Denver Police Encryption: When the Mile High City Went Dark

In 2022, Denver Police Department completed full encryption of all radio communications, joining a coordinated regional blackout across Colorado's Front Range. The timing was particularly devastating: just months after the Marshall Fire exposed critical gaps in emergency communication, and as parents increasingly relied on scanners during school lockdowns. This is the story of how one of America's largest metro areas cut off public access to police information.

What Happened in Denver

Denver Police Department had operated with open radio communications for decades. Local news stations monitored police channels around the clock. Parents kept scanners during school emergencies. Neighborhood watch groups tracked nearby incidents. Amateur radio enthusiasts and scanner hobbyists formed an informal public safety network.

In 2022, that ended. Denver PD switched to P25 AES-256 encryption, making all police radio traffic inaccessible to anyone without department-issued equipment. Aurora, Lakewood, Westminster, and other suburban departments followed within months, creating a coordinated regional blackout.

The decision came despite Colorado passing HB21-1250 in 2021—the nation's first statewide law requiring agencies with encrypted systems to create media access policies. The law was meant to preserve transparency. Instead, Denver and its neighbors implemented encryption anyway, with media access policies that exist largely on paper.

The Numbers Tell the Story

7 Major Agencies Fully Encrypted
2 Partially Encrypted
2 Still Open (Outside Metro)

The Denver metro area—home to nearly 3 million people—went from fully transparent police communications to almost complete secrecy in less than two years.

The Marshall Fire: When Information Mattered Most

On December 30, 2021, the Marshall Fire tore through Boulder County, becoming Colorado's most destructive wildfire in history. Wind gusts up to 100 mph drove flames across grasslands into suburban neighborhoods. Over 1,000 homes were destroyed. More than 35,000 people evacuated—many with only minutes of warning.

During the chaos, residents scrambled for information. Official channels were overwhelmed. Evacuation zone boundaries changed rapidly. Families separated in the confusion searched desperately for updates.

"We had no idea if our neighborhood was evacuating or not. The official app was delayed, CodeRed texts came late. If police radio had been accessible, we could have known what was happening in real time."
— Louisville resident, December 2021

While the Marshall Fire primarily affected Boulder County (where some agencies remained unencrypted), it exposed the regional coordination problems that encryption creates. Mutual aid between encrypted and unencrypted agencies became complicated. Journalists covering the fire couldn't monitor Denver-area resources being deployed.

The fire was a preview of what encryption would mean for future disasters—and Denver pushed forward with encryption anyway, completing it just months later.

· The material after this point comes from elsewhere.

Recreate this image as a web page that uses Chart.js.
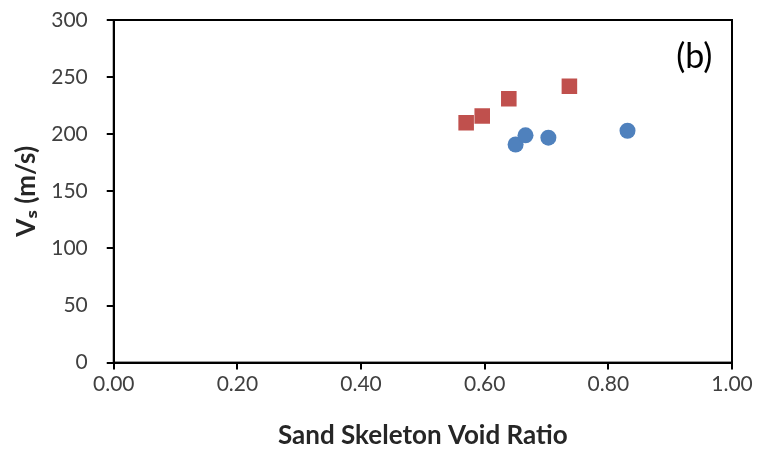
<!DOCTYPE html>
<html>
<head>
<meta charset="utf-8">
<script src="https://cdn.jsdelivr.net/npm/chart.js@4/dist/chart.umd.min.js"></script>
<style>
  html, body { margin: 0; padding: 0; background: #fff; }
  #wrap { width: 763px; height: 452px; }
</style>
</head>
<body>
<div id="wrap"><canvas id="vsChart"></canvas></div>
<script>
// void ratio / shear wave velocity
var squareX = [0.570, 0.596, 0.639, 0.737];
var squareY = [210, 216, 231, 242];
var circleX = [0.650, 0.666, 0.703, 0.831];
var circleY = [191, 199, 197, 203];

var panelLabel = "(b)";
var xTitle = "Sand Skeleton Void Ratio";
var yTitle = "Vₛ (m/s)";

function toPoints(xs, ys) {
    var pts = [];
    for (let i = 0; i < xs.length; i++) {
        pts.push({x: xs[i], y: ys[i]});
    }
    return pts;
}

// full black frame round the plot + panel letter
var frame = {
    id: 'frame',
    afterDraw: function(chart) {
        var a = chart.chartArea;
        var ctx = chart.ctx;
        ctx.save();
        ctx.strokeStyle = '#000';
        ctx.lineWidth = 2;
        ctx.strokeRect(a.left, a.top, a.right - a.left, a.bottom - a.top);
        ctx.fillStyle = '#000';
        ctx.font = '34px Lato, "Open Sans", sans-serif';
        ctx.textAlign = 'center';
        ctx.textBaseline = 'middle';
        ctx.fillText(panelLabel, chart.scales.x.getPixelForValue(0.939), chart.scales.y.getPixelForValue(268));
        ctx.restore();
    }
};

const config = {
    type: 'scatter',
    data: {
        datasets: [{
            data: toPoints(squareX, squareY),
            pointStyle: 'rect',
            pointRadius: 11,
            backgroundColor: '#C0504D',
            borderColor: '#C0504D',
            borderWidth: 0
        }, {
            data: toPoints(circleX, circleY),
            pointStyle: 'circle',
            pointRadius: 8,
            backgroundColor: '#4F81BD',
            borderColor: '#4F81BD',
            borderWidth: 0
        }]
    },
    options: {
        responsive: true,
        maintainAspectRatio: false,
        animation: false,
        layout: { padding: { left: 11, right: 31, top: 0, bottom: 1 } },
        plugins: {
            legend: { display: false },
            tooltip: { enabled: false }
        },
        scales: {
            x: {
                type: 'linear',
                min: 0,
                max: 1,
                ticks: {
                    stepSize: 0.2,
                    color: '#404040',
                    font: { family: 'Lato, "Open Sans", sans-serif', size: 21 },
                    padding: 2,
                    callback: function(v) { return v.toFixed(2); }
                },
                grid: { drawOnChartArea: false, color: '#000', lineWidth: 2, tickLength: 7 },
                border: { color: '#000', width: 2 },
                title: {
                    display: true,
                    text: xTitle,
                    color: '#262626',
                    font: { family: 'Lato, "Open Sans", sans-serif', size: 26, weight: 'bold' },
                    padding: { top: 21, bottom: 0 }
                }
            },
            y: {
                type: 'linear',
                min: 0,
                max: 300,
                afterFit: function(scale) {
                    // the big label padding would otherwise push the plot top down
                    scale.paddingTop = 20;
                },
                ticks: {
                    stepSize: 50,
                    color: '#404040',
                    font: { family: 'Lato, "Open Sans", sans-serif', size: 21 },
                    padding: 19
                },
                grid: { drawOnChartArea: false, color: '#000', lineWidth: 2, tickLength: 7 },
                border: { color: '#000', width: 2 },
                title: {
                    display: true,
                    text: yTitle,
                    color: '#262626',
                    font: { family: 'Lato, "Open Sans", sans-serif', size: 26, weight: 'bold' },
                    padding: { top: 0, bottom: -10 }
                }
            }
        }
    },
    plugins: [frame]
};

new Chart(document.getElementById("vsChart"), config);
</script>
</body>
</html>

School Lockdowns: Parents Left in the Dark

For decades, parents in the Denver metro area had an option during school emergencies: monitor the police scanner. When lockdowns were announced, parents could hear real-time updates about what was happening, whether the threat was contained, and when it was safe.

Since 2022, that option no longer exists. During school lockdowns, parents now experience:

  • Information vacuum: No way to know what police are doing or saying
  • Delayed official updates: School notifications often lag behind actual events
  • Social media chaos: Rumors fill the gap left by lack of real information
  • 911 overload: Parents call emergency lines seeking information, tying up resources
  • Decision paralysis: Should they drive to school? Stay away? No way to know

The Highland Park shooting demonstrated how open scanner access helps communities during active threats. In Denver, that lifeline is now cut off.

Impact on Local Journalism

Denver's local news stations—KUSA 9News, KCNC CBS4, KDVR Fox31, and others—built decades of breaking news coverage on scanner monitoring. Reporters could dispatch immediately to developing situations. Photographers knew where to position themselves. Newsrooms could verify reports before broadcasting.

Post-encryption, that workflow is broken:

After Encryption (2022-Present)

  • News depends entirely on police press releases
  • Significant incidents go unreported for hours
  • No independent verification of police statements
  • Breaking news coverage significantly delayed
  • Neighborhood crime patterns impossible to track
  • Police narrative goes unchallenged

Before Encryption (Pre-2022)

  • Real-time awareness of incidents across the city
  • Reporters dispatched within minutes
  • Multiple sources for verification
  • Breaking news aired as events unfolded
  • Crime patterns visible to journalists and public
  • Independent record of police communications

Colorado's HB21-1250 was supposed to address this by requiring media access policies. In practice, the policies have proven difficult to implement. As of 2026, no major Denver news organization has real-time, unfiltered access to police radio despite the law's requirements.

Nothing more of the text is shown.